The inclusion of the EITC is particularly problematic. This tax credit is designed to offset federal payroll and excise taxes that disproportionately impact people who work low-wage jobs. The draft rule would put immigrants working lawfully for low pay at serious risk if they receive the EITC for which they are eligible. The Center on Budget and Policy Priorities has noted that as a result, the proposed rule “would effectively tax those immigrants — and their families, including citizen spouses and children — more harshly than other workers and their families.” Without the EITC or Child Tax Credit, children will be less likely to do well in school, finish high school and go on to college (as indicated by research). At the same time, the rule does not apply to tax subsidies that benefit the wealthy and corporations, which affluent immigrants may receive.
The proposed changes would prove particularly harsh for pregnant women and children. Immigrants might forgo health coverage or nutrition assistance for themselves or for infants, preschoolers and school-age children for instance. Pregnant women may decline to enroll in Medicaid and WIC, resulting in little to no prenatal care and poor nutrition. Some are already making these difficult choices now out of fear the proposed changes will go into effect in the near future.
The rule would also have negative economic impacts. The EITC, SNAP and other benefits circulate resources in our local economies and have important positive effects on children and their ability to contribute to the economy as adults. And a likely significant increase in people who lack health insurance — and therefore who come to emergency rooms for their medical care — could harm the financial health and viability of some hospitals.
Tens of Thousands of Immigrants and Their Families in Kentucky Could Be Affected
As we’ve noted before, new Americans in Kentucky — of which more than one in three are naturalized citizens and the rest are legal residents and undocumented immigrants — make important economic contributions to our state. They are well-represented across our workforce, particularly among small business owners. Their children, often born in Kentucky and citizens of the U.S., go to school across the commonwealth and grow up to make important economic contributions. And whether native-born or foreign-born, when we remove barriers to Kentuckians’ economic security, our communities and local economies are better off.
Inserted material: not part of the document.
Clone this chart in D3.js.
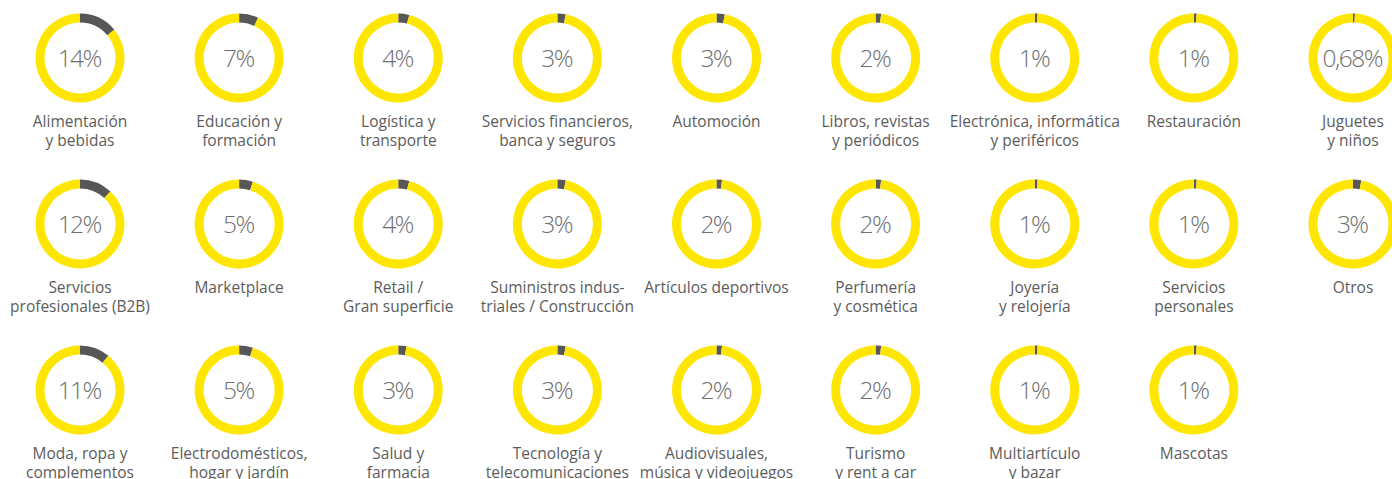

Yet tens of thousands of Kentuckians – U.S. born, naturalized and non-citizens – could be impacted by the proposed public charge rule change. The table below shows the number of Kentuckians who could be impacted by the change as a result of participating in or being related to others who participate in public programs. A couple of things stand out: While just 3.1 percent of noncitizen Kentuckians receive cash assistance , 42.7 percent participate in at least 1 of the 4 main public benefits programs; and 60.6 percent of noncitizen Kentuckians ages 16 to 64 receiving benefits are workers.